U.S. Pat. No. 5,962,728 describes the use of a thin-film evaporator in combination with a paddle dryer and a low boiler separation column. The crude isocyanate is fed to a thin-film evaporator. In the thin-film evaporator, the pure isocyanate is separated from the high-boiling, polymeric tar, the separation not being complete in order to obtain the tar in a form with sufficiently low viscosity. The tar stream still containing residues of the desired product is fed to a paddle dryer, in which the residual isocyanate is evaporated off from the tar. The isocyanate vapor, which still contains low-boiling impurities, is finally subjected to removal of the low boilers by distillation. The process is distinguished by the fact that the paddle dryer simultaneously has a heating zone and a cooling zone.
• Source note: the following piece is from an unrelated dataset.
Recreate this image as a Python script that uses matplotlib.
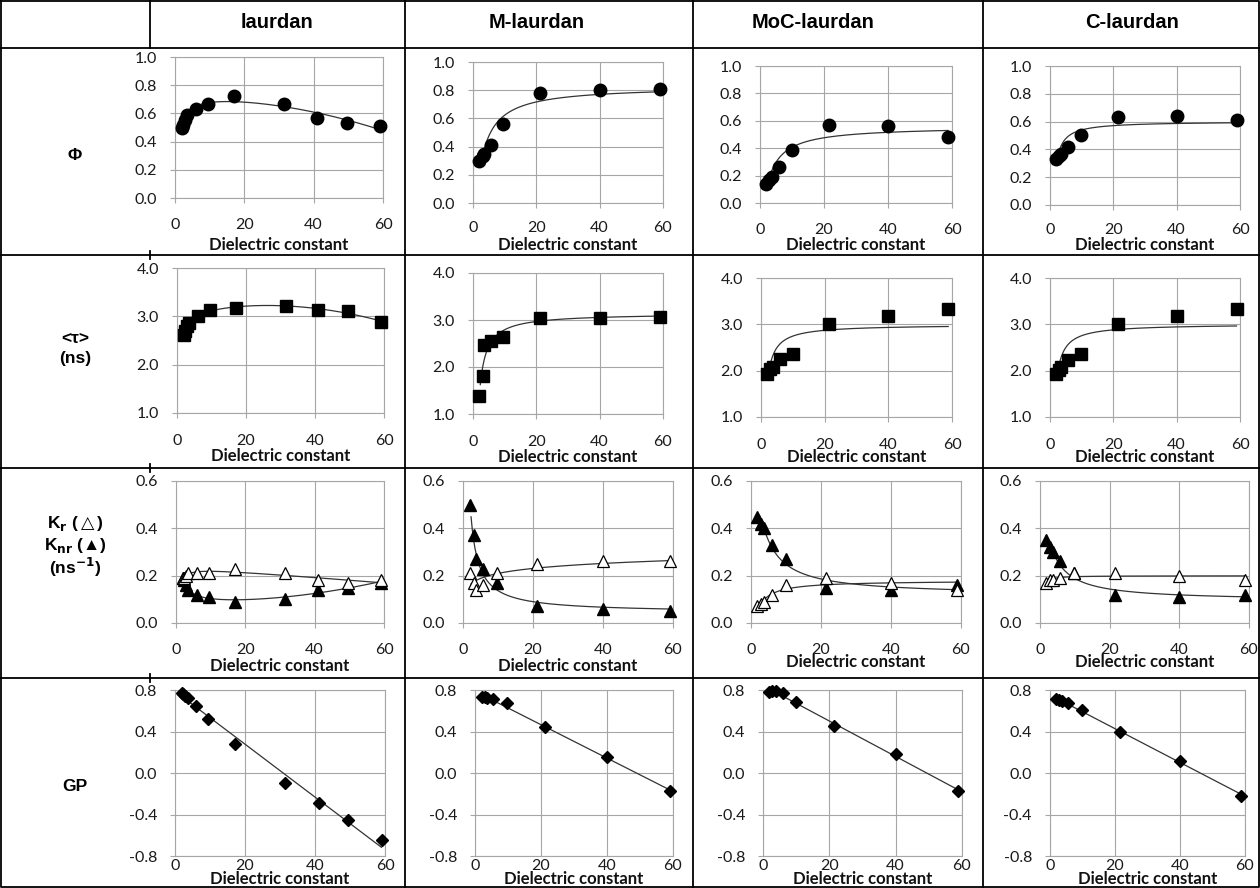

A disadvantage of the process is that the isocyanate stream leaving the arrangement is always taken off as bottom product and is therefore exposed to high thermal stresses, which leads to losses of NCO groups by oligomerization or polymerization of diisocyanate, since such high boilers are not separated off.
U.S. Pat. No. 3,140,305 describes the use of a horizontal thin-film evaporator for recovering aromatic diisocyanates. A disadvantage of the process is that the TDI recovered still contains low-boiling impurities, which complicates the direct use of the reaction discharge as a starting material in the polyurethane preparation. In addition, the desired product is lost from the high-boiling residue.
U.S. Pat. No. 4,216,063 describes the recovery of tolylene diisocyanate (TDI) in a thin-film evaporator at a wall temperature of from 210 to 250° C. and a pressure of from 1 to 50 mm Hg with a minimum residence time of 15 minutes. A disadvantage of the process is that the TDI recovered still contains low-boiling impurities, which complicates the direct use of the reaction discharge as a starting material in the polyurethane preparation.